#### DATA SUPPLIED
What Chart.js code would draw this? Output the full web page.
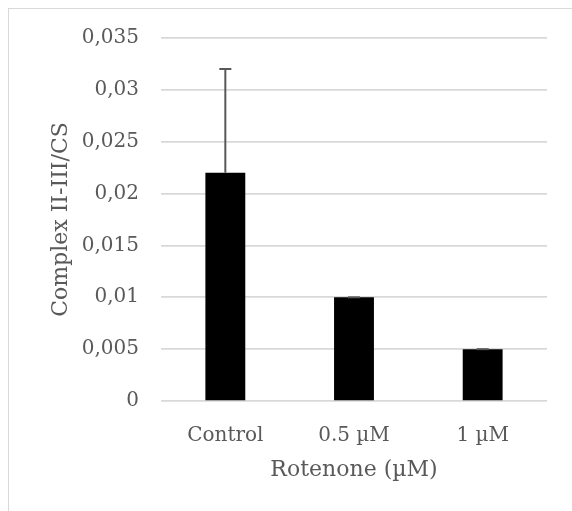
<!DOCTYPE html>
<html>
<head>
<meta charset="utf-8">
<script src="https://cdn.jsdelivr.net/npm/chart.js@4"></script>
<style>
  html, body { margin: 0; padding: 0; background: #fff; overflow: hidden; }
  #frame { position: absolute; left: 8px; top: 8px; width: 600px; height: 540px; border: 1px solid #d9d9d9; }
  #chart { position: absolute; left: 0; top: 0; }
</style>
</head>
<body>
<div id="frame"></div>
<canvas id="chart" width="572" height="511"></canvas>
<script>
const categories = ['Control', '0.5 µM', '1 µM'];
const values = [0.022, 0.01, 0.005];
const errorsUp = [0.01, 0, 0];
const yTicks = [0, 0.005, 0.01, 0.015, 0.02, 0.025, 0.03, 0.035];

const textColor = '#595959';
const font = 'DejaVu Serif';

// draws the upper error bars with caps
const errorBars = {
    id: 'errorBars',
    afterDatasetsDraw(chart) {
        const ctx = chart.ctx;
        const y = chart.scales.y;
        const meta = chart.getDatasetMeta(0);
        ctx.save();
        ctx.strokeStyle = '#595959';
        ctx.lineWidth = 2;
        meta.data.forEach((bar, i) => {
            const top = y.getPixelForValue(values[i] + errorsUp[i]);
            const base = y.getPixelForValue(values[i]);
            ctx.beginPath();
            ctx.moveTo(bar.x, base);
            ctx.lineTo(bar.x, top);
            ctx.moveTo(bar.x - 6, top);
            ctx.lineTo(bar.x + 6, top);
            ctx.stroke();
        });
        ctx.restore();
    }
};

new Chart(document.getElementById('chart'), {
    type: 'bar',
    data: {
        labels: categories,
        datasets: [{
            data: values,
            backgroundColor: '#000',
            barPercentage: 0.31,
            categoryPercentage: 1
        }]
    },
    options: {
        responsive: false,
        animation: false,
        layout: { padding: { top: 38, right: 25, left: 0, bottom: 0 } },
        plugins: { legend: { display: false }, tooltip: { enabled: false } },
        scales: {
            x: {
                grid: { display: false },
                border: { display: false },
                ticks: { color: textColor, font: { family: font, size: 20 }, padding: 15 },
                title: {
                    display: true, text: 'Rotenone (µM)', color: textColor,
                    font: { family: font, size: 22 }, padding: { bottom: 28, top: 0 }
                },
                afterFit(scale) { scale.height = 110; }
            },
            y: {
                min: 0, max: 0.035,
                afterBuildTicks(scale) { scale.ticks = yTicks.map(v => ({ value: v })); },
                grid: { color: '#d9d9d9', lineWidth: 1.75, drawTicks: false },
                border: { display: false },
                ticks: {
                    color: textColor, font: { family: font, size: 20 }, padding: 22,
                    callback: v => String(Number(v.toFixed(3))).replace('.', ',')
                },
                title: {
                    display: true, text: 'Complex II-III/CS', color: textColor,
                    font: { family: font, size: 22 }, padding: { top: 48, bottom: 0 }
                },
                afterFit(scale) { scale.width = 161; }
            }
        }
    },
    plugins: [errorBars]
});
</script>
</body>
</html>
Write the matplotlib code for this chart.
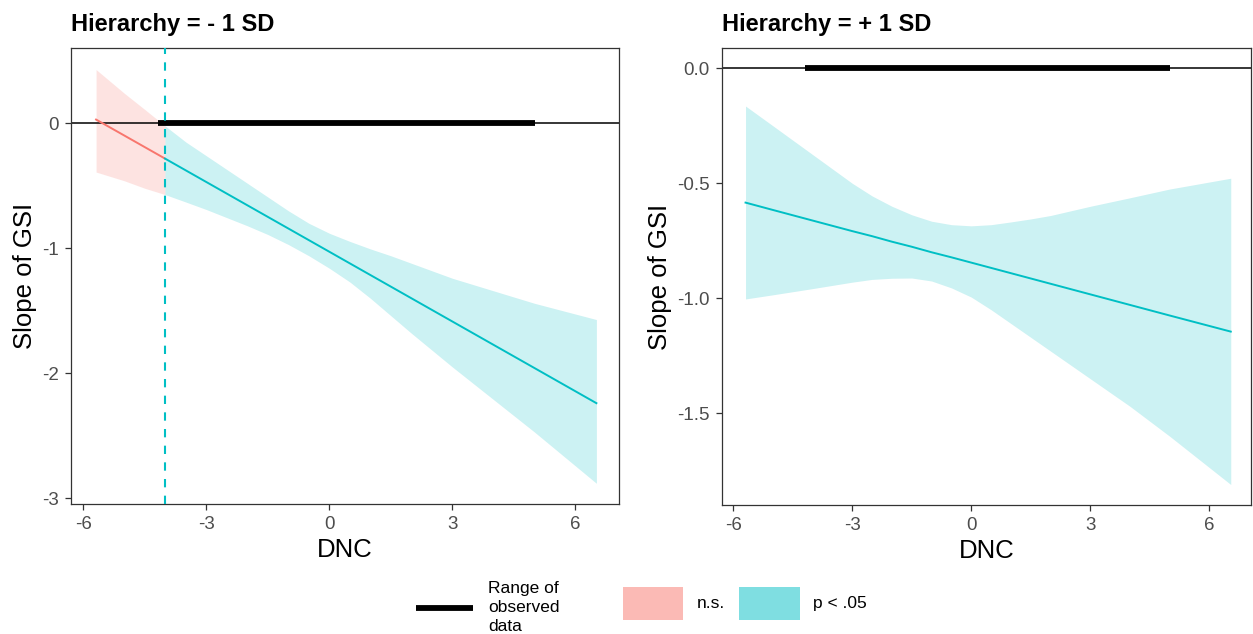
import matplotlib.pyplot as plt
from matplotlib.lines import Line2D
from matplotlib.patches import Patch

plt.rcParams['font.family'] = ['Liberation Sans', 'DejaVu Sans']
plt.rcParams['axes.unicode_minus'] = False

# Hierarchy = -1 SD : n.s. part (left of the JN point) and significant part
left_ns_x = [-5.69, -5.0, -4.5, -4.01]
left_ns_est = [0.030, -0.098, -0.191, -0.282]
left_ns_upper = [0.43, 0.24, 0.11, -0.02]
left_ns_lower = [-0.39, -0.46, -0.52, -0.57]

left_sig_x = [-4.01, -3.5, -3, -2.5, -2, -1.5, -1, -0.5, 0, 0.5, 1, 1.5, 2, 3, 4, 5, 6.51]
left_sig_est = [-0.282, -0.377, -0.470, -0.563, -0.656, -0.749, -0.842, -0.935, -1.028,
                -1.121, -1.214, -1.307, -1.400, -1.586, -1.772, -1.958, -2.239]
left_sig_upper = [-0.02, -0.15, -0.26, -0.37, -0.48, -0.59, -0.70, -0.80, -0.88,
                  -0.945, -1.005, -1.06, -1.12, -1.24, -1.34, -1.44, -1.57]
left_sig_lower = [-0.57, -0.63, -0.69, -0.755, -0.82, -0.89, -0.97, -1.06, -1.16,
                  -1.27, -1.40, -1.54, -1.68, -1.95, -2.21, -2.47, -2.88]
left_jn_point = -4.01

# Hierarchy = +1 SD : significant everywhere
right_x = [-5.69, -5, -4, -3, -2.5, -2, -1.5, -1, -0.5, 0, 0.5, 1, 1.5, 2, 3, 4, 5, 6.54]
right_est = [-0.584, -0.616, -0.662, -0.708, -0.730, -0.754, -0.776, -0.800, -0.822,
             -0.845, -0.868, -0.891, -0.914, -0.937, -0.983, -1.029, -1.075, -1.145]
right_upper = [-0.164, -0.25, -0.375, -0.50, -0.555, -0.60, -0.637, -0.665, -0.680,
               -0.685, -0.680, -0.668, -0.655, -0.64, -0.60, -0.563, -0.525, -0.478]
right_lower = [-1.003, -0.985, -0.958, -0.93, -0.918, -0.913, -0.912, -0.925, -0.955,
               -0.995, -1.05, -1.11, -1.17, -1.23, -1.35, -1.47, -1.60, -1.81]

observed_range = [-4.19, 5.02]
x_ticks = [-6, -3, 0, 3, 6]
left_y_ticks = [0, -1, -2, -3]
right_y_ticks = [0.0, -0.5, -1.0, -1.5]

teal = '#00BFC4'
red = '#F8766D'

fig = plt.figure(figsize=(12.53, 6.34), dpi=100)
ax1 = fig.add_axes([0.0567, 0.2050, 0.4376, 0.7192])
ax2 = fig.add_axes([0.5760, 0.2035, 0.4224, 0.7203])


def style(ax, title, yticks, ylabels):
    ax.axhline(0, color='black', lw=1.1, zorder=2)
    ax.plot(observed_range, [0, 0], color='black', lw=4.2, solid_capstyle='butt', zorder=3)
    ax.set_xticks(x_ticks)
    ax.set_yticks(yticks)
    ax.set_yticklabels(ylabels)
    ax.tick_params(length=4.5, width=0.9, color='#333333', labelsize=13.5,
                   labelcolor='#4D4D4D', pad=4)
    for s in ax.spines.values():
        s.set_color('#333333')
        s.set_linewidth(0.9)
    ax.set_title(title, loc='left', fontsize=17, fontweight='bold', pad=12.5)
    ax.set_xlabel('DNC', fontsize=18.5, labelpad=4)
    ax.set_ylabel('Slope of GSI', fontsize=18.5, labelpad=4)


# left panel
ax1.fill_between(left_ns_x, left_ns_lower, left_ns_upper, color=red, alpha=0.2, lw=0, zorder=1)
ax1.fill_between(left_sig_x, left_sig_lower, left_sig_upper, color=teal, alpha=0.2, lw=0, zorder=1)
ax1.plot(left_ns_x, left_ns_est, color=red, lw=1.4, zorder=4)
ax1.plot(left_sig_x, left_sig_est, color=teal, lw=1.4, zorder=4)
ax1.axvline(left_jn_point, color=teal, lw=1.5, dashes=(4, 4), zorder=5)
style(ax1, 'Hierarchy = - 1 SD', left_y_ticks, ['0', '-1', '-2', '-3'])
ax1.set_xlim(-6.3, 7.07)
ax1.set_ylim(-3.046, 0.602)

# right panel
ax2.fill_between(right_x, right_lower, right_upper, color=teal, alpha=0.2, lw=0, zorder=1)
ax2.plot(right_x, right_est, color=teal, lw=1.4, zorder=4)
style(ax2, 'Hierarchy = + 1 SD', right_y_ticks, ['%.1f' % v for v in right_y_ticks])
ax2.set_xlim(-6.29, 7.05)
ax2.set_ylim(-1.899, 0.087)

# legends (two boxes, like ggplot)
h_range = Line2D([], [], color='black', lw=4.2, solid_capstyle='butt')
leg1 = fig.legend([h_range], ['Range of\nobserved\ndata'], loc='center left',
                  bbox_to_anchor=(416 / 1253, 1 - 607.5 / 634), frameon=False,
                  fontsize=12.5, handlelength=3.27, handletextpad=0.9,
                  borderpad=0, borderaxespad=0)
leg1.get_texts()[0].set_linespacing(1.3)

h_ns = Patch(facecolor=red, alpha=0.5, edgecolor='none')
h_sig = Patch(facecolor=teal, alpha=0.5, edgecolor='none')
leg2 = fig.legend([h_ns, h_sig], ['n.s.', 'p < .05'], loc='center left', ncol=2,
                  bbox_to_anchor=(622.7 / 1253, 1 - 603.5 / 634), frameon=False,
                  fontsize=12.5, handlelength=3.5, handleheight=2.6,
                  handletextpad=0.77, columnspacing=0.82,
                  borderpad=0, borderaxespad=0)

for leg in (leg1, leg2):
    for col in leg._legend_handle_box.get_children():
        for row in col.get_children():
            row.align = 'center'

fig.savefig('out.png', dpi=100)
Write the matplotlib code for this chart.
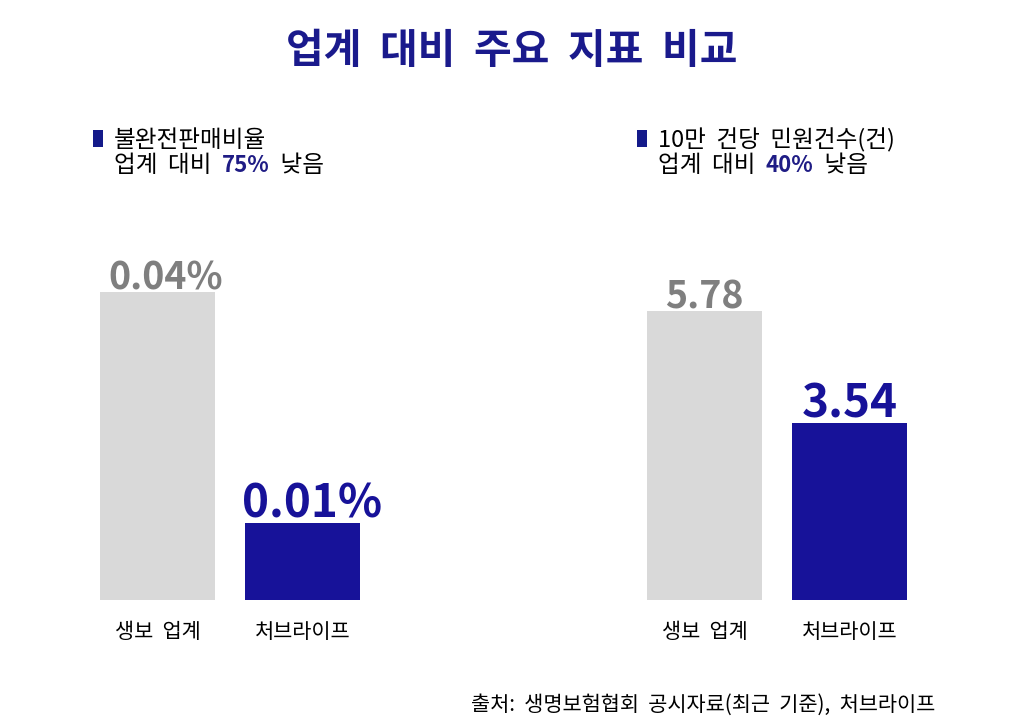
########
(WHAT TO WORK ON) Show all lines in the entries above where the word "matplotlib" appears.

(ANSWER TO THIS PROBLEM)
Write the matplotlib code for this chart.
import matplotlib.pyplot as plt
from matplotlib.lines import Line2D
from matplotlib.patches import Patch
Write the matplotlib code for this chart.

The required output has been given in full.